Nos los imaginamos con vidas felices, llenos de admiración, adulados hasta el cansancio por sus fans, con la vida económicamente resuelta y un público incondicional que nunca los abandonará.

Pasa lo mismo con los hijos, de los que suponemos que los logros de su padre o su madre (según sea el famoso) les ha permitido vivir en una burbuja de lujo y de comodidad.

Nada más lejos de la realidad, pues según nos demuestran una y otra vez las vidas de las estrellas, es que el precio que pagan por la fama es alto y en el entorno hay mucha soledad.

Existen muchos estudios en psicología que hablan de las características de los artistas, de la sensibilidad que tienen, la necesidad de individualismo, también de aceptación, la importancia de ser capaces de desarrollar una alta resiliencia para sobreponerse a tanto rechazo y la fragilidad que tienen, pese a que parezcan invencibles.

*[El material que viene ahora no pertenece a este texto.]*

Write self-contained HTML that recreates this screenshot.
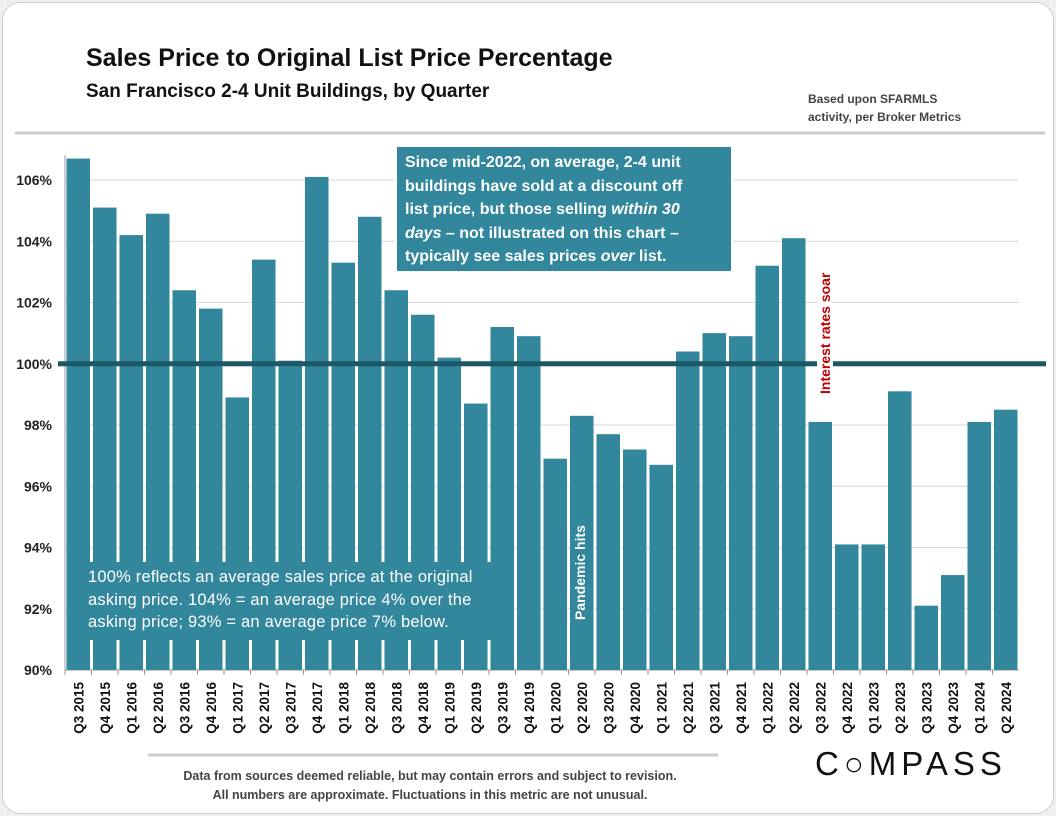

Nada que no hayamos escuchado cientos de veces.

Sin embargo, lo que me intriga en momentos como estos en los que la muerte de José José ha sacado a relucir tantos temas oscuros familiares es lo que los artistas generan en su entorno y lo que los lleva a ser canibalizados por los demás.

Es como el mito de El perfume, que el escritor Patrick Süskind narra tan bien en las páginas de su libro en el que el ermitaño Jean-Baptiste Grenouille no puede dejar de matar a las más bellas mujeres con el afán de poder exprimirlas al máximo para poder obtener su esencia, su olor.

Como si de esa forma él mismo pudiera poseer parte de esa perfección.

Así parece ocurrir con la mayoría de los que rodean a los que son capaces de enamorar a las multitudes, pues muchas veces se convierten en los peores enemigos del supuesto ser amado, del que brilla.

Y no importa si se trata de los hijos, de los padres, de los hermanos o personas de confianza, ocurre en todos los niveles y el espectáculo se torna vil y despiadado.

Es como si al artista no se le perdonara tanta perfección y abundancia.

Es ahí cuando surgen las Saritas, los Luisitos y todos los itos que hay por el mundo canibalizando al que le puede proveer lo que por sí mismo nunca ha conseguido, intentando chupar el elixir de lo que pareciera la felicidad.

De lo que no se dan cuenta es de que esa persona a la que exprimen, asfixian y envidian tiene sus propios tormentos, es un ser humano que se enfrenta al gran peso de entregarse en el escenario para no ser olvidado, cuyo mayor enemigo es el tic-tac del tiempo, que se somete constantemente a la prueba de seguir estando ahí, en esa cúspide tan solitaria pero que es imposible soltar una vez que se consigue.

Y ahí es en donde quizá, sólo queda el consuelo del público, de la audiencia que sigue aplaudiendo y que consuela a muchas de estas personas cuya vida es mucho más bella desde el escaparate.

Por eso no queda más que agradecer, a todas esas voces, miradas, mentes que pintan nuestro mundo y lo llenan de arte, de música y de vida, porque muchas veces al hacerlo se dejan la propia.